Data lines -
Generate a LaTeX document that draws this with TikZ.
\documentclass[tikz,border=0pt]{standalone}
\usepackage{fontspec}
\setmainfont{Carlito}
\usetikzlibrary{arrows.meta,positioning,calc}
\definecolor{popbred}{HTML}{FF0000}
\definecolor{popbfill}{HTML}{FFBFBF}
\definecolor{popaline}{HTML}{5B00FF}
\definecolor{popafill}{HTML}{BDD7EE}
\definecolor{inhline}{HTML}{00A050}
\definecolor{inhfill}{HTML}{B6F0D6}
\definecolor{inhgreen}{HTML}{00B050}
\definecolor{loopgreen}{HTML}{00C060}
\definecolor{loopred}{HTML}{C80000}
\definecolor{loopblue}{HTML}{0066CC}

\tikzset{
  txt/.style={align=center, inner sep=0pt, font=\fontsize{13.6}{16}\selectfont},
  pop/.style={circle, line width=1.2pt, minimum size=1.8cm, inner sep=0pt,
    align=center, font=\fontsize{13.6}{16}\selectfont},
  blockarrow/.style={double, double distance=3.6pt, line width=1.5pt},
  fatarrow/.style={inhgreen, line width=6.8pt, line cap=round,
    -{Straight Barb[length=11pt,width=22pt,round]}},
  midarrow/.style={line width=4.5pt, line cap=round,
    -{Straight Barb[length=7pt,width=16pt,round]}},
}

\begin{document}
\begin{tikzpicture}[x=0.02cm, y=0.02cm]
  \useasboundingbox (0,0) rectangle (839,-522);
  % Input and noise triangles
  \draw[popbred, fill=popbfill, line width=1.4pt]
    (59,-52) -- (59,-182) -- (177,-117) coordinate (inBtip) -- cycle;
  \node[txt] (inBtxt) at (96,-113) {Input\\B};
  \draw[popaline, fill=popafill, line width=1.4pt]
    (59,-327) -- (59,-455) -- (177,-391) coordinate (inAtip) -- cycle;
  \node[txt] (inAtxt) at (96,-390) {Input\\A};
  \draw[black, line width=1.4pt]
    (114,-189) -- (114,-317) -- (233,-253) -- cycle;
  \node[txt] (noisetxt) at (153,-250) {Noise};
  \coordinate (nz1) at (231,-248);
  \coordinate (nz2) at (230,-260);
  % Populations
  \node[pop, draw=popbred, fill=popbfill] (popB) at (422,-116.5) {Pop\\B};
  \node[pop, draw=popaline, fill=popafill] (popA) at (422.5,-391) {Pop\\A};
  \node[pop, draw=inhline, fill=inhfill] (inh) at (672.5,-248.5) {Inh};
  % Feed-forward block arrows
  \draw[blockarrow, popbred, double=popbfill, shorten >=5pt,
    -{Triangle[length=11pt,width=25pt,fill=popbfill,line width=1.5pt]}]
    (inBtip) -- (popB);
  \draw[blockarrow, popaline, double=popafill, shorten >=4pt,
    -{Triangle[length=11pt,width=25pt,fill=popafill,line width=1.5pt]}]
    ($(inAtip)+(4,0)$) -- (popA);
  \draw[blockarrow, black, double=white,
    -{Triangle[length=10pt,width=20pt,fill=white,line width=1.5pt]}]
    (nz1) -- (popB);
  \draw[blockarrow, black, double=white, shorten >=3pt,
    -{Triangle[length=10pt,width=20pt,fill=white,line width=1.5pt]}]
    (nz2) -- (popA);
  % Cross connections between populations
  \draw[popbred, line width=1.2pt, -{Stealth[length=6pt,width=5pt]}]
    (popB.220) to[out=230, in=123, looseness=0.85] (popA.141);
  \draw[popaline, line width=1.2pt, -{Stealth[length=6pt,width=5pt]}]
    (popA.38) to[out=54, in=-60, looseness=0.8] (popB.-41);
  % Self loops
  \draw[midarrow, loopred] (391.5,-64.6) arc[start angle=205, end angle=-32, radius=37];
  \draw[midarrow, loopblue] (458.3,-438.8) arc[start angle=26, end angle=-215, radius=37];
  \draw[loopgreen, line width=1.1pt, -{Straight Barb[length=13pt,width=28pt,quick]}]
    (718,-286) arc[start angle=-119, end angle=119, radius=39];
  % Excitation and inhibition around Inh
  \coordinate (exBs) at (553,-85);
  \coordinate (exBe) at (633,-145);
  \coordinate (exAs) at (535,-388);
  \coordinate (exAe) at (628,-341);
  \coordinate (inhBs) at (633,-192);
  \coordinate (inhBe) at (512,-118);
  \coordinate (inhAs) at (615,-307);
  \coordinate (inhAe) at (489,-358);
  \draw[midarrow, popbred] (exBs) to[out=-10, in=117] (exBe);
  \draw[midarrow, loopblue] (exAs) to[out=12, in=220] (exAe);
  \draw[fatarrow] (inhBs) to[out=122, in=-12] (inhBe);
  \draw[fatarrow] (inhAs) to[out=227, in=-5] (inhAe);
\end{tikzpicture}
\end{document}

Required task - Repeat the data precisely, line by line.

Final answer -
Generate a LaTeX document that draws this with TikZ.
\documentclass[tikz,border=0pt]{standalone}
\usepackage{fontspec}
\setmainfont{Carlito}
\usetikzlibrary{arrows.meta,positioning,calc}
\definecolor{popbred}{HTML}{FF0000}
\definecolor{popbfill}{HTML}{FFBFBF}
\definecolor{popaline}{HTML}{5B00FF}
\definecolor{popafill}{HTML}{BDD7EE}
\definecolor{inhline}{HTML}{00A050}
\definecolor{inhfill}{HTML}{B6F0D6}
\definecolor{inhgreen}{HTML}{00B050}
\definecolor{loopgreen}{HTML}{00C060}
\definecolor{loopred}{HTML}{C80000}
\definecolor{loopblue}{HTML}{0066CC}

\tikzset{
  txt/.style={align=center, inner sep=0pt, font=\fontsize{13.6}{16}\selectfont},
  pop/.style={circle, line width=1.2pt, minimum size=1.8cm, inner sep=0pt,
    align=center, font=\fontsize{13.6}{16}\selectfont},
  blockarrow/.style={double, double distance=3.6pt, line width=1.5pt},
  fatarrow/.style={inhgreen, line width=6.8pt, line cap=round,
    -{Straight Barb[length=11pt,width=22pt,round]}},
  midarrow/.style={line width=4.5pt, line cap=round,
    -{Straight Barb[length=7pt,width=16pt,round]}},
}

\begin{document}
\begin{tikzpicture}[x=0.02cm, y=0.02cm]
  \useasboundingbox (0,0) rectangle (839,-522);
  % Input and noise triangles
  \draw[popbred, fill=popbfill, line width=1.4pt]
    (59,-52) -- (59,-182) -- (177,-117) coordinate (inBtip) -- cycle;
  \node[txt] (inBtxt) at (96,-113) {Input\\B};
  \draw[popaline, fill=popafill, line width=1.4pt]
    (59,-327) -- (59,-455) -- (177,-391) coordinate (inAtip) -- cycle;
  \node[txt] (inAtxt) at (96,-390) {Input\\A};
  \draw[black, line width=1.4pt]
    (114,-189) -- (114,-317) -- (233,-253) -- cycle;
  \node[txt] (noisetxt) at (153,-250) {Noise};
  \coordinate (nz1) at (231,-248);
  \coordinate (nz2) at (230,-260);
  % Populations
  \node[pop, draw=popbred, fill=popbfill] (popB) at (422,-116.5) {Pop\\B};
  \node[pop, draw=popaline, fill=popafill] (popA) at (422.5,-391) {Pop\\A};
  \node[pop, draw=inhline, fill=inhfill] (inh) at (672.5,-248.5) {Inh};
  % Feed-forward block arrows
  \draw[blockarrow, popbred, double=popbfill, shorten >=5pt,
    -{Triangle[length=11pt,width=25pt,fill=popbfill,line width=1.5pt]}]
    (inBtip) -- (popB);
  \draw[blockarrow, popaline, double=popafill, shorten >=4pt,
    -{Triangle[length=11pt,width=25pt,fill=popafill,line width=1.5pt]}]
    ($(inAtip)+(4,0)$) -- (popA);
  \draw[blockarrow, black, double=white,
    -{Triangle[length=10pt,width=20pt,fill=white,line width=1.5pt]}]
    (nz1) -- (popB);
  \draw[blockarrow, black, double=white, shorten >=3pt,
    -{Triangle[length=10pt,width=20pt,fill=white,line width=1.5pt]}]
    (nz2) -- (popA);
  % Cross connections between populations
  \draw[popbred, line width=1.2pt, -{Stealth[length=6pt,width=5pt]}]
    (popB.220) to[out=230, in=123, looseness=0.85] (popA.141);
  \draw[popaline, line width=1.2pt, -{Stealth[length=6pt,width=5pt]}]
    (popA.38) to[out=54, in=-60, looseness=0.8] (popB.-41);
  % Self loops
  \draw[midarrow, loopred] (391.5,-64.6) arc[start angle=205, end angle=-32, radius=37];
  \draw[midarrow, loopblue] (458.3,-438.8) arc[start angle=26, end angle=-215, radius=37];
  \draw[loopgreen, line width=1.1pt, -{Straight Barb[length=13pt,width=28pt,quick]}]
    (718,-286) arc[start angle=-119, end angle=119, radius=39];
  % Excitation and inhibition around Inh
  \coordinate (exBs) at (553,-85);
  \coordinate (exBe) at (633,-145);
  \coordinate (exAs) at (535,-388);
  \coordinate (exAe) at (628,-341);
  \coordinate (inhBs) at (633,-192);
  \coordinate (inhBe) at (512,-118);
  \coordinate (inhAs) at (615,-307);
  \coordinate (inhAe) at (489,-358);
  \draw[midarrow, popbred] (exBs) to[out=-10, in=117] (exBe);
  \draw[midarrow, loopblue] (exAs) to[out=12, in=220] (exAe);
  \draw[fatarrow] (inhBs) to[out=122, in=-12] (inhBe);
  \draw[fatarrow] (inhAs) to[out=227, in=-5] (inhAe);
\end{tikzpicture}
\end{document}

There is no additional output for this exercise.